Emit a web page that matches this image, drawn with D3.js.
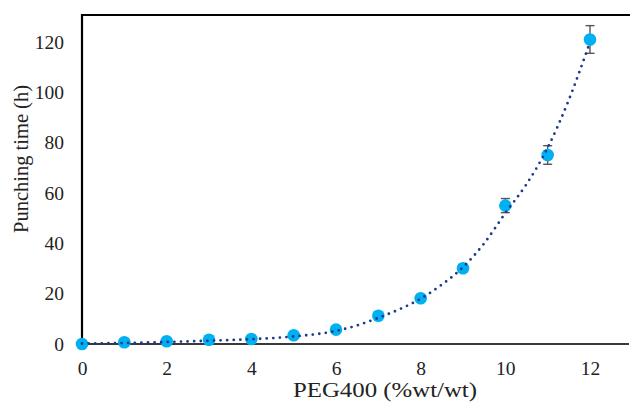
<!DOCTYPE html>
<html>
<head>
<meta charset="utf-8">
<script src="https://cdn.jsdelivr.net/npm/d3@7"></script>
<style>
  html, body { margin: 0; padding: 0; background: #fff; }
  svg { display: block; }
  text { font-family: "Liberation Serif", "Times New Roman", serif; fill: #222; }
</style>
</head>
<body>
<svg id="chart" width="630" height="405"></svg>
<script>
// PEG400 content (%wt/wt) and measured punching time (h)
const peg = [0, 1, 2, 3, 4, 5, 6, 7, 8, 9, 10, 11, 12];
const punchTime = [0, 0.7, 1.1, 1.7, 2.0, 3.5, 5.7, 11.2, 18.2, 30.1, 55.0, 75.1, 121.0];
const punchErr = [0, 0.1, 0.2, 0.2, 0.3, 0.4, 0.5, 0.8, 1.0, 1.5, 2.8, 3.7, 5.5];

// Fitted trend curve sampled along x
const trendX = [0, 1, 2, 3, 4, 5, 6, 6.5, 7, 7.5, 8, 8.5, 9, 9.5, 10, 10.5, 11, 11.5, 12];
const trendY = [0.2, 0.4, 0.8, 1.3, 1.9, 3.0, 5.2, 7.4, 10.4, 13.8, 18.0, 23.6, 30.5, 40.0, 52.0, 63.5, 78.0, 97.0, 120.0];

// Axis ticks
const xTicks = [0, 2, 4, 6, 8, 10, 12];
const yTicks = [0, 20, 40, 60, 80, 100, 120];

const svg = d3.select("#chart");

const x = d3.scaleLinear().domain([0, 12]).range([82, 590]);
const y = d3.scaleLinear().domain([0, 120]).range([344, 42]);

const plotTop = 15, plotRight = 630;

// Frame: top border and left axis in black, bottom axis dark grey
svg.append("line")
  .attr("x1", x(0)).attr("x2", plotRight)
  .attr("y1", plotTop).attr("y2", plotTop)
  .attr("stroke", "#000").attr("stroke-width", 2.2);

svg.append("line")
  .attr("x1", x(0)).attr("x2", x(0))
  .attr("y1", plotTop - 1.1).attr("y2", y(0))
  .attr("stroke", "#000").attr("stroke-width", 2.2);

svg.append("line")
  .attr("x1", x(0)).attr("x2", plotRight - 1)
  .attr("y1", y(0)).attr("y2", y(0))
  .attr("stroke", "#3a3a3a").attr("stroke-width", 2.2);

// Y tick labels
const yAxis = d3.axisLeft(y).tickValues(yTicks).tickSize(0).tickPadding(18).tickFormat(d3.format("d"));
const gy = svg.append("g").attr("transform", `translate(${x(0)},0)`).call(yAxis);
gy.select(".domain").remove();
gy.selectAll("text")
  .style("font-family", "'Liberation Serif', 'Times New Roman', serif")
  .style("font-size", "19.5px").attr("fill", "#222");

// X tick labels
const xAxis = d3.axisBottom(x).tickValues(xTicks).tickSize(0).tickPadding(17).tickFormat(d3.format("d"));
const gx = svg.append("g").attr("transform", `translate(0,${y(0)})`).call(xAxis);
gx.select(".domain").remove();
gx.selectAll("text")
  .style("font-family", "'Liberation Serif', 'Times New Roman', serif")
  .style("font-size", "19.5px").attr("fill", "#222");

// Axis titles
svg.append("text")
  .attr("x", 385).attr("y", 397)
  .attr("text-anchor", "middle")
  .style("font-size", "21.5px")
  .attr("textLength", 184).attr("lengthAdjust", "spacingAndGlyphs")
  .text("PEG400 (%wt/wt)");

svg.append("text")
  .attr("transform", "translate(28,159) rotate(-90)")
  .attr("text-anchor", "middle")
  .style("font-size", "20.5px")
  .text("Punching time (h)");

const pts = peg.map((p, i) => ({ p, v: punchTime[i], e: punchErr[i] }));

// Error bars
const eb = svg.append("g").attr("stroke", "#555").attr("stroke-width", 1.4).attr("fill", "none");
pts.forEach(d => {
  eb.append("line").attr("x1", x(d.p)).attr("x2", x(d.p))
    .attr("y1", y(d.v + d.e)).attr("y2", y(d.v - d.e));
  [d.v + d.e, d.v - d.e].forEach(v => {
    eb.append("line").attr("x1", x(d.p) - 4.5).attr("x2", x(d.p) + 4.5)
      .attr("y1", y(v)).attr("y2", y(v));
  });
});

// Markers
svg.append("g").selectAll("circle").data(pts).join("circle")
  .attr("cx", d => x(d.p)).attr("cy", d => y(d.v))
  .attr("r", 6.3).attr("fill", "#00B0F0");

// Dotted trend curve
const trend = trendX.map((t, i) => [t, trendY[i]]);
svg.append("path")
  .datum(trend)
  .attr("d", d3.line().x(d => x(d[0])).y(d => y(d[1])).curve(d3.curveMonotoneX))
  .attr("fill", "none")
  .attr("stroke", "#1b3a8c")
  .attr("stroke-width", 2.8)
  .attr("stroke-linecap", "round")
  .attr("stroke-dasharray", "0 6.6");
</script>
</body>
</html>
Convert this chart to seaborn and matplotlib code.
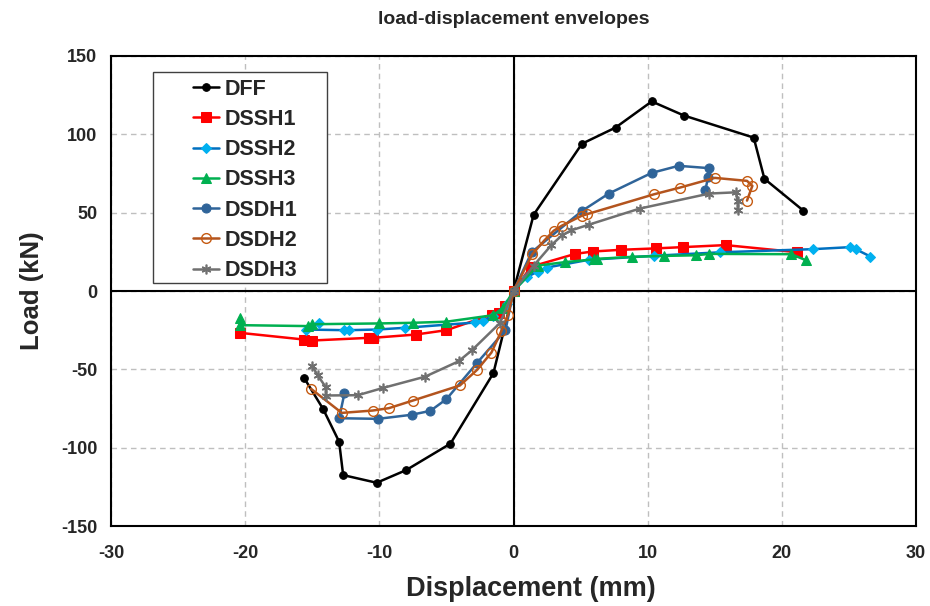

> _WHAT THE EXERCISE ASKS_:
Copy out the records above in full, exactly as written, but not the pictures.

> _SOLUTION FOR THIS PROBLEM_:
Emit a web page that matches this image, drawn with D3.js.
<!DOCTYPE html>
<html>
<head>
<meta charset="utf-8">
<script src="https://cdn.jsdelivr.net/npm/d3@7"></script>
<style>
  html, body { margin: 0; padding: 0; background: #fff; }
  svg { display: block; }
  text { font-family: "Liberation Serif", "Times New Roman", serif; fill: #222; }
</style>
</head>
<body>
<svg id="chart" width="630" height="405"></svg>
<script>
// PEG400 content (%wt/wt) and measured punching time (h)
const peg = [0, 1, 2, 3, 4, 5, 6, 7, 8, 9, 10, 11, 12];
const punchTime = [0, 0.7, 1.1, 1.7, 2.0, 3.5, 5.7, 11.2, 18.2, 30.1, 55.0, 75.1, 121.0];
const punchErr = [0, 0.1, 0.2, 0.2, 0.3, 0.4, 0.5, 0.8, 1.0, 1.5, 2.8, 3.7, 5.5];

// Fitted trend curve sampled along x
const trendX = [0, 1, 2, 3, 4, 5, 6, 6.5, 7, 7.5, 8, 8.5, 9, 9.5, 10, 10.5, 11, 11.5, 12];
const trendY = [0.2, 0.4, 0.8, 1.3, 1.9, 3.0, 5.2, 7.4, 10.4, 13.8, 18.0, 23.6, 30.5, 40.0, 52.0, 63.5, 78.0, 97.0, 120.0];

// Axis ticks
const xTicks = [0, 2, 4, 6, 8, 10, 12];
const yTicks = [0, 20, 40, 60, 80, 100, 120];

const svg = d3.select("#chart");

const x = d3.scaleLinear().domain([0, 12]).range([82, 590]);
const y = d3.scaleLinear().domain([0, 120]).range([344, 42]);

const plotTop = 15, plotRight = 630;

// Frame: top border and left axis in black, bottom axis dark grey
svg.append("line")
  .attr("x1", x(0)).attr("x2", plotRight)
  .attr("y1", plotTop).attr("y2", plotTop)
  .attr("stroke", "#000").attr("stroke-width", 2.2);

svg.append("line")
  .attr("x1", x(0)).attr("x2", x(0))
  .attr("y1", plotTop - 1.1).attr("y2", y(0))
  .attr("stroke", "#000").attr("stroke-width", 2.2);

svg.append("line")
  .attr("x1", x(0)).attr("x2", plotRight - 1)
  .attr("y1", y(0)).attr("y2", y(0))
  .attr("stroke", "#3a3a3a").attr("stroke-width", 2.2);

// Y tick labels
const yAxis = d3.axisLeft(y).tickValues(yTicks).tickSize(0).tickPadding(18).tickFormat(d3.format("d"));
const gy = svg.append("g").attr("transform", `translate(${x(0)},0)`).call(yAxis);
gy.select(".domain").remove();
gy.selectAll("text")
  .style("font-family", "'Liberation Serif', 'Times New Roman', serif")
  .style("font-size", "19.5px").attr("fill", "#222");

// X tick labels
const xAxis = d3.axisBottom(x).tickValues(xTicks).tickSize(0).tickPadding(17).tickFormat(d3.format("d"));
const gx = svg.append("g").attr("transform", `translate(0,${y(0)})`).call(xAxis);
gx.select(".domain").remove();
gx.selectAll("text")
  .style("font-family", "'Liberation Serif', 'Times New Roman', serif")
  .style("font-size", "19.5px").attr("fill", "#222");

// Axis titles
svg.append("text")
  .attr("x", 385).attr("y", 397)
  .attr("text-anchor", "middle")
  .style("font-size", "21.5px")
  .attr("textLength", 184).attr("lengthAdjust", "spacingAndGlyphs")
  .text("PEG400 (%wt/wt)");

svg.append("text")
  .attr("transform", "translate(28,159) rotate(-90)")
  .attr("text-anchor", "middle")
  .style("font-size", "20.5px")
  .text("Punching time (h)");

const pts = peg.map((p, i) => ({ p, v: punchTime[i], e: punchErr[i] }));

// Error bars
const eb = svg.append("g").attr("stroke", "#555").attr("stroke-width", 1.4).attr("fill", "none");
pts.forEach(d => {
  eb.append("line").attr("x1", x(d.p)).attr("x2", x(d.p))
    .attr("y1", y(d.v + d.e)).attr("y2", y(d.v - d.e));
  [d.v + d.e, d.v - d.e].forEach(v => {
    eb.append("line").attr("x1", x(d.p) - 4.5).attr("x2", x(d.p) + 4.5)
      .attr("y1", y(v)).attr("y2", y(v));
  });
});

// Markers
svg.append("g").selectAll("circle").data(pts).join("circle")
  .attr("cx", d => x(d.p)).attr("cy", d => y(d.v))
  .attr("r", 6.3).attr("fill", "#00B0F0");

// Dotted trend curve
const trend = trendX.map((t, i) => [t, trendY[i]]);
svg.append("path")
  .datum(trend)
  .attr("d", d3.line().x(d => x(d[0])).y(d => y(d[1])).curve(d3.curveMonotoneX))
  .attr("fill", "none")
  .attr("stroke", "#1b3a8c")
  .attr("stroke-width", 2.8)
  .attr("stroke-linecap", "round")
  .attr("stroke-dasharray", "0 6.6");
</script>
</body>
</html>
Convert this chart to seaborn and matplotlib code.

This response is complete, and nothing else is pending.